Compost for Good has composted every type of food waste, animal mortalities, and human urine. Are human remains the next frontier in organics upcycling? John Culpepper of Compost for Good takes a look at the growing practice of Natural Organic Reduction:
The issue of how to treat human remains is a sensitive one; with as many traditions as there are cultures, and I have great respect for all who help families through this process.
Conversations around this topic often lead to two conclusions about what to do with the deceased: either traditional cemetery burial or cremation. However, there are several alternatives that have been emerging over the past couple of years. One is called “natural organic reduction,” or composting.
This is an option that is now legal in three states, with the bills advocating for this process introduced in several other state legislatures. In 2021, Assemblymember Amy Paulin introduced a bill to legalize natural organic reduction in New York.
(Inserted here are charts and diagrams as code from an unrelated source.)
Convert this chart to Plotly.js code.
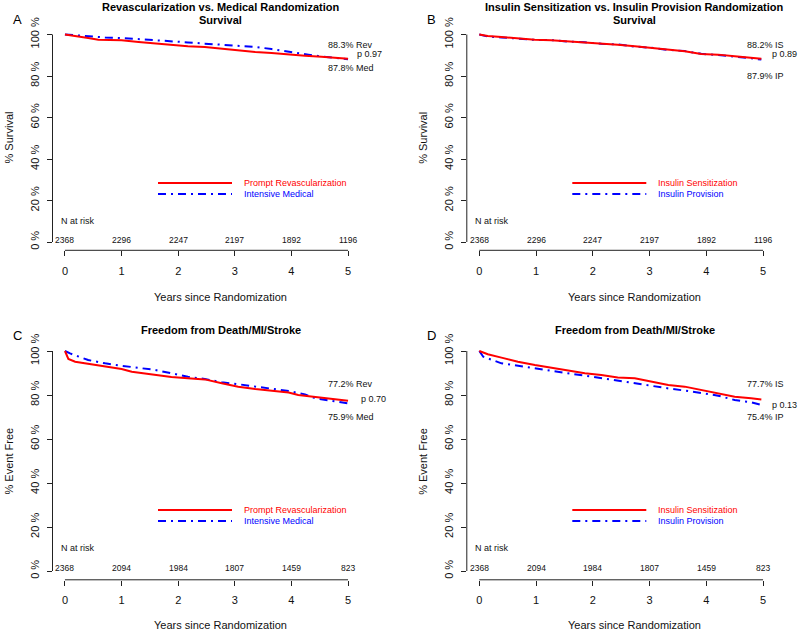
<!DOCTYPE html>
<html>
<head>
<meta charset="utf-8">
<script src="https://cdn.plot.ly/plotly-3.0.1.min.js"></script>
<style>html,body{margin:0;padding:0;background:#fff;}#chart{width:800px;height:632px;}</style>
</head>
<body>
<div id="chart"></div>
<script>
// ---------- DATA ----------
// Panel A: Survival, Revascularization vs Medical
const survRevT = [0, 0.18, 0.41, 0.59, 1.0, 1.30, 1.59, 1.88, 2.17, 2.47, 2.77, 3.06, 3.36, 3.65, 3.95, 4.24, 4.53, 4.83, 5.0];
const survRevY = [100, 99.1, 98.3, 97.5, 97.2, 96.4, 95.6, 95.1, 94.3, 94.0, 93.2, 92.2, 91.6, 91.1, 90.3, 89.8, 89.3, 88.7, 88.3];
const survMedT = [0, 0.41, 0.71, 1.0, 1.30, 1.59, 1.88, 2.17, 2.47, 2.77, 3.06, 3.36, 3.65, 3.95, 4.30, 4.53, 5.0];
const survMedY = [100, 99.1, 98.6, 98.3, 97.8, 97.5, 97.0, 96.2, 95.6, 95.1, 94.6, 94.0, 93.0, 91.9, 90.3, 89.4, 88.1];
// Panel B: Survival, Insulin Sensitization vs Insulin Provision
const survIST = [0, 0.15, 0.39, 0.68, 0.98, 1.27, 1.56, 1.86, 2.15, 2.44, 2.74, 3.03, 3.33, 3.62, 3.91, 4.21, 4.50, 4.79, 4.97];
const survISY = [100, 99.3, 98.8, 98.0, 97.5, 97.2, 96.7, 96.2, 95.6, 95.1, 94.3, 93.5, 92.7, 91.9, 90.6, 90.3, 89.5, 88.7, 88.3];
const survIPT = [0, 0.15, 0.39, 0.68, 0.98, 1.27, 1.56, 1.86, 2.15, 2.44, 2.74, 3.03, 3.33, 3.62, 3.91, 4.21, 4.50, 4.79, 4.97];
const survIPY = [100, 99.0, 98.6, 98.1, 97.4, 97.3, 96.6, 96.3, 95.5, 95.2, 94.2, 93.6, 92.6, 92.0, 90.7, 90.1, 89.4, 88.5, 87.9];
// Panel C: Freedom from Death/MI/Stroke, Revascularization vs Medical
const efRevT = [0, 0.03, 0.06, 0.18, 0.41, 0.71, 1.0, 1.18, 1.59, 1.88, 2.17, 2.47, 2.77, 3.06, 3.36, 3.65, 3.95, 4.12, 4.42, 4.71, 5.0];
const efRevY = [100, 98.3, 96.4, 95.1, 94.1, 92.9, 91.8, 90.6, 89.1, 88.2, 87.6, 87.1, 85.3, 83.8, 82.7, 82.0, 81.1, 80.0, 79.2, 78.5, 77.4];
const efMedT = [0, 0.09, 0.41, 0.71, 1.0, 1.30, 1.59, 1.88, 2.17, 2.47, 2.77, 3.06, 3.36, 3.65, 3.95, 4.24, 4.42, 4.71, 5.0];
const efMedY = [100, 98.9, 95.9, 94.4, 93.3, 92.4, 91.4, 89.9, 88.3, 87.3, 85.8, 84.9, 83.8, 83.0, 81.8, 80.3, 78.5, 77.3, 76.2];
// Panel D: Freedom from Death/MI/Stroke, Insulin Sensitization vs Insulin Provision
const efIST = [0, 0.15, 0.39, 0.68, 0.98, 1.27, 1.56, 1.86, 2.15, 2.44, 2.74, 3.03, 3.33, 3.62, 3.91, 4.21, 4.50, 4.79, 4.97];
const efISY = [100, 98.5, 97.0, 95.1, 93.6, 92.4, 90.9, 89.9, 89.1, 88.0, 87.6, 86.1, 84.5, 83.8, 82.3, 80.8, 79.2, 78.5, 78.0];
const efIPT = [0, 0.07, 0.39, 0.68, 0.98, 1.27, 1.56, 1.86, 2.15, 2.44, 2.74, 3.03, 3.33, 3.62, 3.91, 4.21, 4.50, 4.79, 4.97];
const efIPY = [100, 97.4, 94.4, 93.2, 92.1, 91.1, 89.9, 88.8, 87.6, 86.5, 85.3, 84.2, 83.0, 82.0, 80.8, 79.7, 77.7, 76.7, 75.5];

// Number at risk
const atRiskYears = [0, 1, 2, 3, 4, 5];
const atRiskSurvival = [2368, 2296, 2247, 2197, 1892, 1196];
const atRiskEvent = [2368, 2094, 1984, 1807, 1459, 823];

// Tick labels
const yTickVals = [0, 20, 40, 60, 80, 100];
const yTickText = ['0 %', '20 %', '40 %', '60 %', '80 %', '100 %'];
const xTickVals = [0, 1, 2, 3, 4, 5];

// Text
const panelLetters = ['A', 'B', 'C', 'D'];
const titlesLine1 = ['Revascularization vs. Medical Randomization', 'Insulin Sensitization vs. Insulin Provision Randomization', 'Freedom from Death/MI/Stroke', 'Freedom from Death/MI/Stroke'];
const titlesLine2 = ['Survival', 'Survival', '', ''];
const yTitles = ['% Survival', '% Survival', '% Event Free', '% Event Free'];
const legendRed = ['Prompt Revascularization', 'Insulin Sensitization', 'Prompt Revascularization', 'Insulin Sensitization'];
const legendBlue = ['Intensive Medical', 'Insulin Provision', 'Intensive Medical', 'Insulin Provision'];
const endTop = ['88.3% Rev', '88.2% IS', '77.2% Rev', '77.7% IS'];
const endP = ['p 0.97', 'p 0.89', 'p 0.70', 'p 0.13'];
const endBottom = ['87.8% Med', '87.9% IP', '75.9% Med', '75.4% IP'];

// ---------- LAYOUT ----------
const W = 800, H = 632;
const FONT = 'Liberation Sans, Arial, Helvetica, sans-serif';
const RED = '#FF0000', BLUE = '#0000FF', INK = '#111';
const px = v => v / W;
const py = v => 1 - v / H;

// per-panel geometry (pixels)
const panels = [
  {xl: 52.5, xr: 388.8, xr0: 5.72, top: 26.2, bot: 250.3, ox: 0},
  {xl: 466.8, xr: 800, xr0: 5.651, top: 26.2, bot: 250.3, ox: 414.3},
  {xl: 52.5, xr: 388.8, xr0: 5.72, top: 342.2, bot: 579.8, ox: 0},
  {xl: 466.8, xr: 800, xr0: 5.651, top: 342.2, bot: 579.8, ox: 414.3}
];
const seriesRed = [[survRevT, survRevY], [survIST, survISY], [efRevT, efRevY], [efIST, efISY]];
const seriesBlue = [[survMedT, survMedY], [survIPT, survIPY], [efMedT, efMedY], [efIPT, efIPY]];
const atRisk = [atRiskSurvival, atRiskSurvival, atRiskEvent, atRiskEvent];

const traces = [];
const layout = {
  width: W, height: H,
  margin: {l: 0, r: 0, t: 0, b: 0},
  paper_bgcolor: '#fff', plot_bgcolor: '#fff',
  showlegend: false,
  font: {family: FONT, color: INK, size: 11},
  annotations: [], shapes: []
};

function ann(text, x, y, o) {
  layout.annotations.push(Object.assign({
    text: text, x: px(x), y: py(y), xref: 'paper', yref: 'paper',
    showarrow: false, xanchor: 'center', yanchor: 'middle',
    font: {family: FONT, size: 11, color: INK}
  }, o || {}));
}

panels.forEach((p, i) => {
  const n = i + 1;
  const xa = 'xaxis' + (n === 1 ? '' : n), ya = 'yaxis' + (n === 1 ? '' : n);
  const xid = 'x' + (n === 1 ? '' : n), yid = 'y' + (n === 1 ? '' : n);
  layout[xa] = {
    domain: [px(p.xl), px(p.xr)], range: [-0.22, p.xr0], anchor: yid,
    tickvals: xTickVals, ticks: 'outside', ticklen: 5, tickwidth: 1, tickcolor: '#222',
    showline: false, showgrid: false, zeroline: false, fixedrange: true,
    tickfont: {family: FONT, size: 11, color: INK}, ticklabelstandoff: 5
  };
  layout[ya] = {
    domain: [py(p.bot), py(p.top)], range: [-4, 104], anchor: xid,
    tickvals: yTickVals, ticktext: yTickText, tickangle: -90,
    ticks: 'outside', ticklen: 5, tickwidth: 1, tickcolor: '#222',
    showline: false, showgrid: false, zeroline: false, fixedrange: true,
    tickfont: {family: FONT, size: 11, color: INK}, ticklabelstandoff: 3
  };
  // axis lines spanning first to last tick (R style)
  layout.shapes.push({type: 'line', xref: xid, yref: yid + ' domain', x0: 0, x1: 5, y0: 0, y1: 0, line: {color: '#222', width: 1}});
  layout.shapes.push({type: 'line', xref: xid + ' domain', yref: yid, x0: 0, x1: 0, y0: 0, y1: 100, line: {color: '#222', width: 1}});

  // curves: blue first, red on top
  traces.push({x: seriesBlue[i][0], y: seriesBlue[i][1], xaxis: xid, yaxis: yid, type: 'scatter', mode: 'lines',
    line: {color: BLUE, width: 2, dash: '8px,5px,2px,5px'}, hoverinfo: 'skip'});
  traces.push({x: seriesRed[i][0], y: seriesRed[i][1], xaxis: xid, yaxis: yid, type: 'scatter', mode: 'lines',
    line: {color: RED, width: 2}, hoverinfo: 'skip'});

  const ox = p.ox;
  const centerX = 220.6 + ox;

  // titles
  ann('<b>' + titlesLine1[i] + '</b>', centerX, (i < 2 ? 7 : 330), {font: {family: FONT, size: 11, color: '#000'}});
  if (titlesLine2[i]) ann('<b>' + titlesLine2[i] + '</b>', centerX, 20, {font: {family: FONT, size: 11, color: '#000'}});
  // panel letter
  ann(panelLetters[i], 17.5 + ox, (i < 2 ? 19 : 335), {font: {family: FONT, size: 13, color: '#000'}});
  // x title
  ann('Years since Randomization', centerX, (i < 2 ? 297 : 625));
  // y title
  const yMidPx = i < 2 ? 138 : 461;
  ann(yTitles[i], 8.5 + ox, yMidPx, {textangle: -90});

  // legend
  const lgRed = i < 2 ? 183 : 510, lgBlue = i < 2 ? 194 : 521;
  layout.shapes.push({type: 'line', xref: 'paper', yref: 'paper', x0: px(158 + ox), x1: px(232 + ox), y0: py(lgRed), y1: py(lgRed), line: {color: RED, width: 2}});
  layout.shapes.push({type: 'line', xref: 'paper', yref: 'paper', x0: px(158 + ox), x1: px(232 + ox), y0: py(lgBlue), y1: py(lgBlue), line: {color: BLUE, width: 2, dash: '8px,5px,2px,5px'}});
  ann(legendRed[i], 242 + ox, lgRed, {xanchor: 'left', font: {family: FONT, size: 9, color: RED}});
  ann(legendBlue[i], 242 + ox, lgBlue, {xanchor: 'left', font: {family: FONT, size: 9, color: BLUE}});

  // N at risk
  ann('N at risk', 59 + ox, (i < 2 ? 221 : 548), {xanchor: 'left', font: {family: FONT, size: 9, color: INK}});
  atRiskYears.forEach((yr, k) => {
    layout.annotations.push({text: String(atRisk[i][k]), x: yr, xref: xid, y: py(i < 2 ? 240 : 568), yref: 'paper',
      showarrow: false, xanchor: 'center', yanchor: 'middle', font: {family: FONT, size: 8.5, color: INK}});
  });

  // end-of-curve labels
  const yT = i < 2 ? 45 : 384, yP = i < 2 ? 54 : (i === 2 ? 399 : 405), yB = i < 2 ? (i === 0 ? 68 : 76) : 417;
  const xL = i % 2 === 0 ? 326 : 745, xP = i % 2 === 0 ? (i === 0 ? 355 : 359) : 770;
  ann(endTop[i], xL, yT, {xanchor: 'left', font: {family: FONT, size: 9, color: INK}});
  ann(endP[i], xP, yP, {xanchor: 'left', font: {family: FONT, size: 9, color: INK}});
  ann(endBottom[i], xL, yB, {xanchor: 'left', font: {family: FONT, size: 9, color: INK}});
});

Plotly.newPlot('chart', traces, layout, {staticPlot: true, displayModeBar: false});
</script>
</body>
</html>
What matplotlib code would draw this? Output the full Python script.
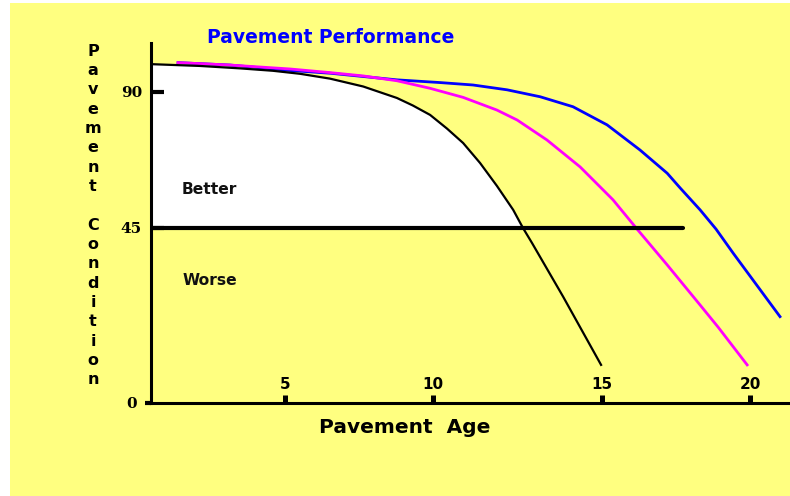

Washington State, as the first state to legalize the practice of natural organic reduction, is the home of the country’s first funeral home to offer human composting, Recompose. You can learn more about Recompose in this article from People magazine.
According to the US CDC, there are an average of 2,854,838 deaths each year in the United States, and by a larger margin every year, Americans are choosing cremation over traditional burial. Choosing to become compost does not appeal to everyone, but for many individuals who strive to live eco-conscious lives, it offers an alternative to the more traditional methods, which can have significant environmental impact.
By some accounts, up to 30 gallons of fuel are used for each cremation. That’s almost 35 million gallons of fuel each year to cremate the remains of those just in the US.
An article in the Business Insider reported that conventional burials in the US every year use 30 million board feet of hardwoods, 2,700 tons of copper and bronze, 104,272 tons of steel, and 1,636,000 tons of reinforced concrete. The amount of casket wood alone is equivalent to about 4 million acres of forest and could build about 4.5 million homes.
Not only is the method of composting human remains less costly than the more traditional methods, it is a significantly greener, more sustainable practice. The organic material which results from human remains composting provides not only plant nutrients, but also adds life-giving organic matter back into the soil. The act of scattering cremated ashes is practiced by many cultures across the globe. Could this ritual become more powerful with the knowledge that not only are we honoring a loved one’s memory but that their physical body lives on in a very real way through the flowers, plants, and trees that their remains help to nurture?
Would I consider this option for myself? Absolutely I would. In fact, I can imagine one day, in Upstate New York, several beautiful parks devoted to accepting the compost from this process, with accommodations for families to spend time walking among the beautiful landscape that is thriving thanks to their loved ones.
Natural organic reduction is not for everyone, but my hope is that this will soon become another option for families in New York State.